In 1855 werden 3 van zijn 14 schilderijen afgewezen voor de Exposition Universelle, omdat ze te groot waren voor de ruimte. Als antwoord op deze afwijzing huurde Courbet de plaats naast de expositie en bouwde daar zijn eigen tentoonstelling waar hij 40 van zijn werken tentoonstelde en te koop aanbood. Hij noemde het ‘le Pavillion du Réalisme’ en schreef een realisme-manifest in de catalogus. Hij wees in het manifest categorisch de al bestaande systemen af. Courbet sprak over het niet willen kopiëren van werk dat voor hem kwam maar ook, dat hij niet kunst wilde maken alleen om het kunst maken. Dat hij het werk van de Ouden en het werk van het moderne had bestudeerd, maar bestaande systemen had ontweken: “Ik wil simpelweg, vanuit een volledige kennismaking met traditie, het beredeneerde en onafhankelijke bewustzijn van mijn eigen individualiteit voortbrengen.” schreef hij.

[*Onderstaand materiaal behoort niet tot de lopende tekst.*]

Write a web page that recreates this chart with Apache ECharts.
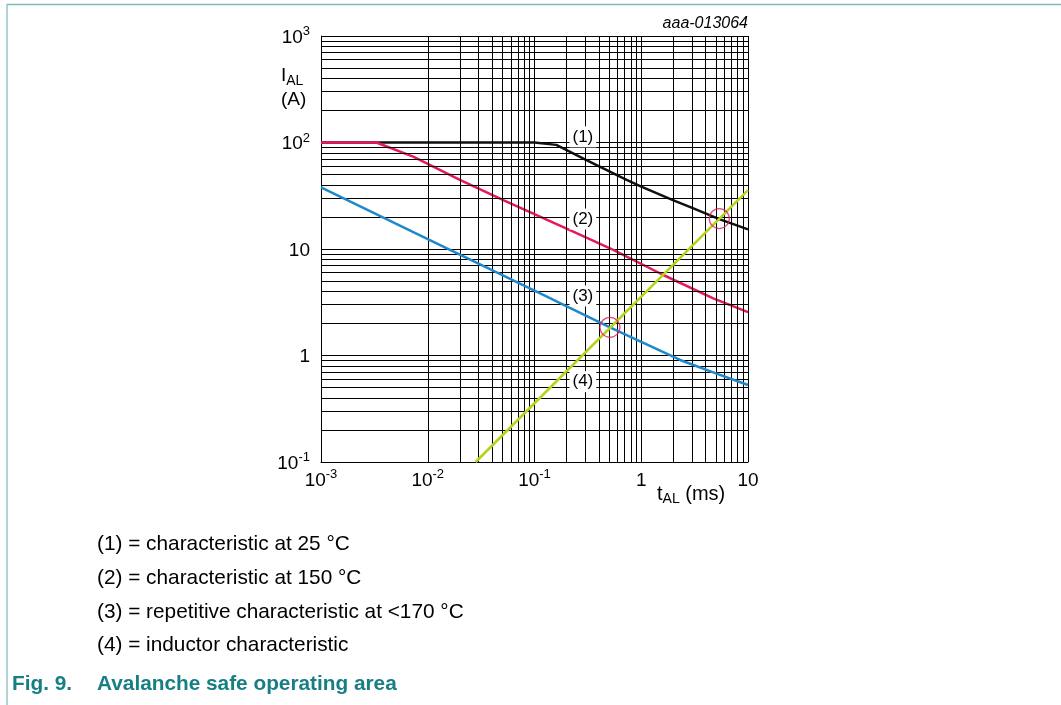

Dit manifesto diende als een grote inspiratie voor jongere kunstenaars om te breken met traditie. En Courbet zelf begon na 1855 ook meer controversieel werk te maken, dat hij afwisselde met landschappen en werken die niet al te aanstootgevend waren. Ondanks zijn, voor mij initieel voorzichtige, breuk met conventie was Courbet ontzettend succesvol. Hij maakte steeds meer controversieel werk dat in ging tegen de kerk en kritiek uitte naar de academie, de regering en zelfs de keizer zelf. Meerdere bronnen zeggen dat Courbet deel uitmaakte van de Salon des Refusés, maar dit klopt niet. Zijn naam staat niet in de “Catalogue des Ouvrages refusés par le jury de 1863”, wat bevestigt dat hij geen deel heeft uitgemaakt van deze legendarische expositie. Een andere bron (de website van Musée d’Orsay) stelt dat zijn werk “Le Retour de La Convergence” (waarin een aantal priesters dronken over een weg lopen) zo controversieel was, dat het zelfs niet bij de Salon des Refusés welkom was. De controverse zorgde voor veel media aandacht en zo dus ook meer naamsbekendheid voor Courbet. In een brief naar Albert de la Fizelière schreef hij “Ik schilderde dit beeld zodat het zou worden geweigerd. Ik ben geslaagd. Op die manier zal het me wat geld opleveren.” (Ten-Doesschate Chu, 2007)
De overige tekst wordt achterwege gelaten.